A simple blood test to predict which women are at risk of infertility from Chlamydia is being developed by an Australian scientist.
Dr Wilhlemina Huston of the Institute of Health and Biomedical Innovation, Queensland University of Technology, said that infection by the bacteria Chlamydia could be said to lead to infertility in as many as 20 per cent of couples undergoing IVF.
"We are looking for immunological markers in the blood which indicate the person has had Chlamydia and within that, more specific markers which show they are at risk of infertility," Dr Huston said.
"Chlamydia is often a symptomless sexually transmitted infection so many women do not know they have it until they go to the IVF clinic.
"We know that not every woman who gets Chlamydia becomes infertile and many naturally resolve the infection themselves.
"But in some women the body's response to the infection is too aggressive and it damages their tissue in the Fallopian tubes.
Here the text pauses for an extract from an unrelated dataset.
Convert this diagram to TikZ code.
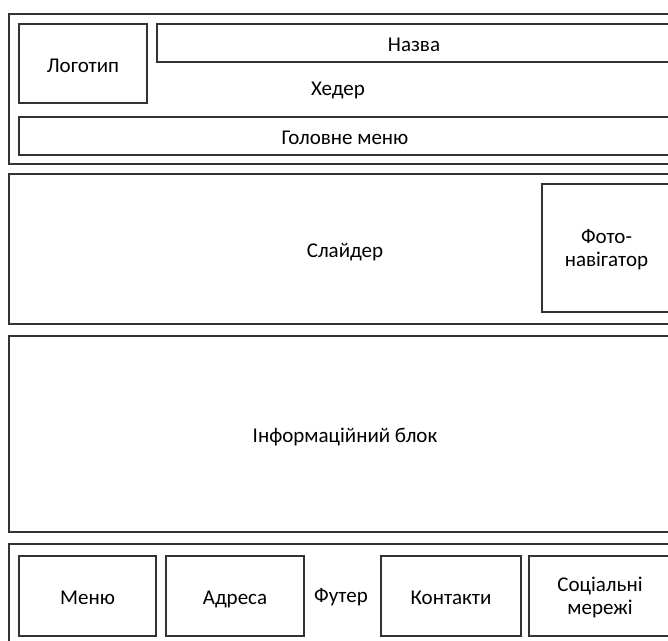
\documentclass[tikz,border=0pt]{standalone}
\usepackage{fontspec}
\setmainfont{Carlito}
\begin{document}
\begin{tikzpicture}[x=1pt,y=-1pt,
  every node/.style={font=\fontsize{21}{23}\selectfont, text=black},
  frame/.style={draw=black!80, line width=1.3pt, fill=white, inner sep=0pt, align=center},
  block/.style={frame, text height=17.5pt, text depth=0pt},
  twoline/.style={frame, text depth=0pt},
  label/.style={inner sep=0pt, text height=17.5pt, text depth=0pt}]
\useasboundingbox (0,0) rectangle (668,640);
\clip (0,0) rectangle (668,640);

% header
\node[frame, minimum width=672pt, minimum height=150pt] (header) at (345,89) {};
\node[label] (headertext) at (338,87) {Хедер};
\node[block, minimum width=128pt, minimum height=79pt] (logo) at (83,63.5) {Логотип};
\node[block, minimum width=514pt, minimum height=38pt] (title) at (414,43) {Назва};
\node[block, minimum width=652pt, minimum height=38pt] (mainmenu) at (345,136) {Головне меню};

% slider
\node[block, minimum width=672pt, minimum height=150pt] (slider) at (345,249) {Слайдер};
\node[twoline, minimum width=129pt, minimum height=128pt] (photonav) at (606.5,248) {Фото-\\навігатор};

% information block
\node[block, minimum width=672pt, minimum height=196pt] (info) at (345,434) {Інформаційний блок};

% footer
\node[frame, minimum width=672pt, minimum height=102pt] (footer) at (345,595) {};
\node[label] (footertext) at (341,594) {Футер};
\node[block, minimum width=137pt, minimum height=80pt] (fmenu) at (87.5,596) {Меню};
\node[block, minimum width=138pt, minimum height=80pt] (address) at (235,596) {Адреса};
\node[block, minimum width=140pt, minimum height=80pt] (contacts) at (451,596) {Контакти};
\node[twoline, minimum width=142pt, minimum height=80pt] (social) at (600,596) {Соціальні\\мережі};
\end{tikzpicture}
\end{document}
Once this happens there is no option but IVF," she said.
Dr Huston said the aim of her research was to develop a simple blood test that could become a routine part of an annual consultation or when blood is tested for other problems.
"Because the immune response is different for women who develop infertility from those who don't, there should be markers in the blood which could indicate the likelihood of infertility."
Dr Huston's research is funded by a Commonwealth Government NHMRC Project Grant and the Wesley Research Institute (WRI).
Wesley Research Institute Director Professor Julie Campbell AO said: "If a routine blood test for Chlamydia can be developed, women can be offered early treatment and many cases of infertility prevented.
"WRI is committed to supporting medical research projects such as Dr Huston's which offer real hope to people who are suffering today."
Dr Huston works with clinicians from Queensland Health and the Wesley Monash IVF and Gynaecology Clinic.